Ediz.: Numerosissime le edizioni semicritiche o popolari. Fondamentale quella in cinque volumi (Polnoe sobranie solninenij) curata da D. I. Abramovič per la Akademičeskaja biblioteka russkich pisatelej (Bibl. accad. di scrittori russi) Pietroburgo 1910-13.

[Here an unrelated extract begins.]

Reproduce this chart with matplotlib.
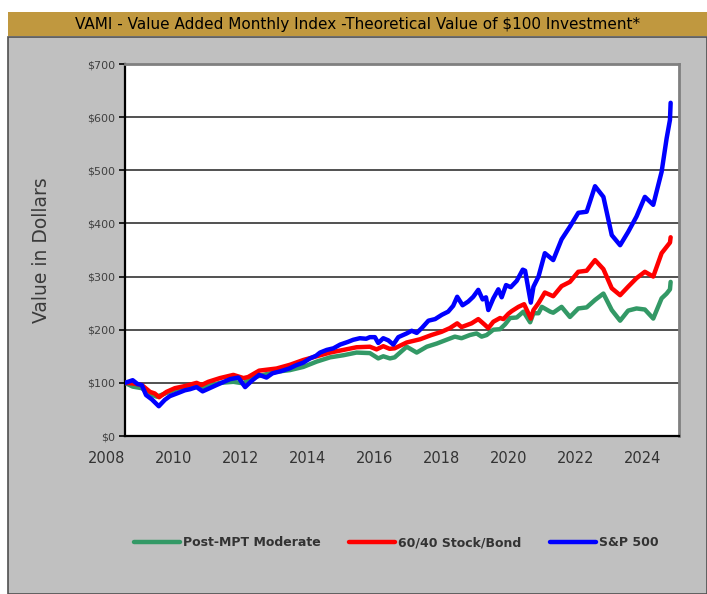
import matplotlib
matplotlib.use("Agg")
import matplotlib.pyplot as plt
from matplotlib.patches import Rectangle

# values (x in years as placed by the axis labels)
spx_years = [2008.54, 2008.77, 2008.91, 2009.04, 2009.17, 2009.34, 2009.55, 2009.73, 2009.88, 2010.13,
             2010.33, 2010.48, 2010.68, 2010.86, 2011.0, 2011.28, 2011.68, 2011.93, 2012.13, 2012.33,
             2012.55, 2012.77, 2012.95, 2013.2, 2013.45, 2013.65, 2013.87, 2014.07, 2014.25, 2014.37,
             2014.57, 2014.77, 2014.97, 2015.2, 2015.36, 2015.56, 2015.75, 2015.86, 2016.01, 2016.11,
             2016.26, 2016.41, 2016.56, 2016.71, 2016.96, 2017.11, 2017.26, 2017.41, 2017.61, 2017.81,
             2018.01, 2018.2, 2018.35, 2018.47, 2018.63, 2018.8, 2018.95, 2019.1, 2019.23, 2019.33,
             2019.4, 2019.55, 2019.7, 2019.8, 2019.93, 2020.07, 2020.25, 2020.43, 2020.5, 2020.67,
             2020.75, 2020.9, 2021.09, 2021.34, 2021.59, 2021.84, 2022.09, 2022.34, 2022.59, 2022.84,
             2023.09, 2023.34, 2023.58, 2023.83, 2024.08, 2024.33, 2024.58, 2024.73, 2024.83, 2024.85]
spx_vals = [100, 105, 98, 96, 77, 69, 56, 68, 75, 81,
            86, 88, 92, 84, 88, 96, 107, 110, 92, 104,
            115, 110, 118, 122, 127, 133, 138, 146, 151, 157,
            162, 165, 172, 177, 181, 184, 183, 186, 186, 175,
            184, 180, 172, 186, 193, 198, 194, 203, 217, 220,
            228, 234, 245, 262, 246, 253, 262, 275, 257, 261,
            237, 259, 276, 261, 284, 280, 292, 313, 311, 251,
            281, 300, 344, 331, 370, 394, 420, 422, 470, 450,
            378, 359, 384, 413, 450, 435, 497, 560, 595, 627]

mix_years = [2008.54, 2008.77, 2009.04, 2009.29, 2009.43, 2009.56, 2009.78, 2010.03, 2010.33, 2010.68,
             2010.83, 2011.03, 2011.38, 2011.78, 2012.08, 2012.22, 2012.55, 2013.07, 2013.47, 2013.87,
             2014.27, 2014.67, 2015.07, 2015.46, 2015.86, 2016.06, 2016.26, 2016.45, 2016.6, 2016.96,
             2017.36, 2017.7, 2018.0, 2018.25, 2018.47, 2018.6, 2018.9, 2019.1, 2019.3, 2019.4,
             2019.55, 2019.75, 2019.85, 2020.0, 2020.1, 2020.3, 2020.47, 2020.67, 2020.75, 2020.9,
             2021.09, 2021.34, 2021.59, 2021.84, 2022.09, 2022.34, 2022.59, 2022.84, 2023.09, 2023.34,
             2023.58, 2023.83, 2024.08, 2024.33, 2024.58, 2024.73, 2024.83, 2024.85]
mix_vals = [100, 99, 96, 83, 80, 73, 83, 90, 94, 100,
            96, 102, 109, 115, 109, 111, 123, 127, 134, 143,
            150, 157, 162, 167, 168, 163, 169, 164, 165, 176,
            182, 190, 196, 203, 212, 205, 212, 220, 209, 203,
            215, 222, 220, 230, 235, 243, 248, 221, 237, 250,
            270, 263, 282, 290, 309, 311, 331, 314, 278, 265,
            281, 297, 309, 300, 344, 356, 364, 374]

mpt_years = [2008.54, 2008.77, 2009.04, 2009.29, 2009.49, 2009.78, 2010.18, 2010.68, 2010.88, 2011.38,
             2011.78, 2012.08, 2012.28, 2012.55, 2013.07, 2013.47, 2013.87, 2014.27, 2014.67, 2015.07,
             2015.46, 2015.86, 2016.11, 2016.26, 2016.46, 2016.6, 2016.96, 2017.26, 2017.56, 2017.86,
             2018.15, 2018.4, 2018.6, 2018.85, 2019.05, 2019.2, 2019.35, 2019.55, 2019.75, 2019.9,
             2020.05, 2020.25, 2020.45, 2020.65, 2020.75, 2020.9, 2021.0, 2021.25, 2021.34, 2021.59,
             2021.84, 2022.09, 2022.34, 2022.59, 2022.84, 2023.09, 2023.34, 2023.58, 2023.83, 2024.08,
             2024.33, 2024.58, 2024.73, 2024.83, 2024.85]
mpt_vals = [100, 93, 90, 79, 74, 81, 90, 96, 92, 100,
            102, 99, 109, 113, 121, 124, 130, 140, 148, 152,
            157, 156, 146, 150, 146, 148, 168, 157, 168, 174,
            181, 187, 184, 190, 193, 187, 190, 200, 201, 210,
            222, 223, 234, 214, 231, 231, 243, 234, 232, 243,
            224, 240, 242, 256, 268, 237, 217, 236, 240, 238,
            221, 259, 268, 276, 290]

labels = ["Post-MPT Moderate", "60/40 Stock/Bond", "S&P 500"]
colors = ["#339966", "#ff0000", "#0000ff"]
year_ticks = list(range(2008, 2025, 2))
dollar_ticks = list(range(0, 701, 100))

W, H = 707, 594
fig = plt.figure(figsize=(W / 100, H / 100), dpi=100)
fig.patch.set_facecolor("white")

# gray panel + gold title bar (behind the axes)
fig.patches.append(Rectangle((8 / W, 0), 1 - 8 / W, (H - 37) / H, transform=fig.transFigure,
                             facecolor="#c0c0c0", edgecolor="#505050", lw=1.2, zorder=-5))
fig.patches.append(Rectangle((8 / W, (H - 36) / H), 1 - 8 / W, 24 / H, transform=fig.transFigure,
                             facecolor="#c0983f", edgecolor="none", zorder=-5))
fig.text((8 + W) / 2 / W, (H - 24) / H,
         "VAMI - Value Added Monthly Index -Theoretical Value of $100 Investment*",
         ha="center", va="center", fontsize=11, color="black")

ax = fig.add_axes([125 / W, (H - 436) / H, (679 - 125) / W, (436 - 64) / H])
ax.set_zorder(2)
ax.set_facecolor("white")

for yy in dollar_ticks[1:]:
    ax.axhline(yy, color="#222222", lw=1.1, zorder=1)

for xs, ys, lab, c in zip([mpt_years, mix_years, spx_years], [mpt_vals, mix_vals, spx_vals], labels, colors):
    ax.plot(xs, ys, color=c, lw=3.2, label=lab, solid_joinstyle="round", solid_capstyle="round", zorder=3)

ax.set_xlim(2008.54, 2025.1)
ax.set_ylim(0, 700)
ax.set_yticks(dollar_ticks)
ax.set_yticklabels([f"${v}" for v in dollar_ticks], fontsize=8, color="#404040")
ax.tick_params(axis="y", direction="out", length=4, width=1.2, color="black", pad=3)
ax.set_xticks(year_ticks[1:])
ax.set_xticklabels([str(y) for y in year_ticks[1:]], fontsize=10.5, color="#333333")
ax.tick_params(axis="x", length=0, pad=11)
# first label sits left of the plot area
ax.annotate(str(year_ticks[0]), xy=(year_ticks[0], 0), xycoords=("data", "axes fraction"),
            xytext=(0, -11), textcoords="offset points", ha="center", va="top",
            fontsize=10.5, color="#333333", annotation_clip=False)

for s in ["left", "bottom"]:
    ax.spines[s].set_color("black")
    ax.spines[s].set_linewidth(1.6)
for s in ["top", "right"]:
    ax.spines[s].set_color("#808080")
    ax.spines[s].set_linewidth(2)

fig.text(42 / W, (H - 250) / H, "Value in Dollars", rotation=90, ha="center", va="center",
         fontsize=13.5, color="#3a3a3a")

handles, labs = ax.get_legend_handles_labels()
fig.legend(handles, labs, loc="center", bbox_to_anchor=(396 / W, (H - 543) / H), ncol=3,
           frameon=False, prop={"weight": "bold", "size": 9}, labelcolor="#333333",
           handlelength=3.7, handletextpad=0.2, columnspacing=2.3)

fig.savefig("out.png", dpi=100)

Bibl.: Manca una monografia che soddisfi le esigenze attuali. Interessantissimo e importante per il lato formale della poesia di L.: B. Ejchenbaum, L., opyt istoriko-literaturnoj ocenki (L., saggio di critica storico-letter.), Leningrado 1925. Insufficienti e antiquate le monografie: N. Kotljarevskij, M. Ju. L. Ličnost poeta i ego proizvodenija (La personalità del poete e la sua opera), 4ª ed., Pietroburgo 1912; D. N. Ovsjaniko-Kulikovskij, L., Pietroburgo 1914; I. I. Zamotin, M. J. L. Motivy ideal'nago stroitel'stva žizni (Motivi di un'organizzazione ideale della vita), Varsavia 1914; E. Duchesne, M. I. L. Sa vie et ses øvres, Parigi 1910. Suggestivo e profondo, ma unilaterale, il saggio di D. S. Merečkovskij, L. poet sverchčelovečestva (L. poeta della superumanità), Pietroburgo 1909. Fra i numerosi studî e saggi che riguardano solo una parte dell'opera di L., citiamo soltanto D. Ginzburg, O russkom stichosloženii. Opyt izsledovanija ritmičeskago stroja stichotvorenij Lermontova (Della versificazione russa. Saggio di analisi della struttura delle poesie di L.), Pietrogrado 1915; M. A. Jakovlev, L. kak dramaturg (L. come drammaturgo), Leningrado 1924; Venok M. J. Lermontovu. Jubilejnyi sbornik (Corona a M. L. L. raccolta del giubileo), Mosca 1914. Importante per la ricchezza del materiale, V. Zelinskij, Russkaja kritičeskaja literatura o proizvedenijach M. J. Lermontova (La lett. critica russa sulle opere di L.), voll. 2, Mosca 1914; P. E. Ščegolev, Kniga e Lermontove (Libro intorno a L.), I, Leningrado 1929. In italiano: F. Losini, Michele Lermontof, Roma 1924; E. Lo Gatto, M. J. L., in Storia della letteratura russa, I, Roma 1931, pp. 91-223 (con ampie indicazioni bibliografiche e con l'elenco delle principali traduzioni nelle lingue occidentali); G. Maver, "Meditazione" di L., Roma 1929.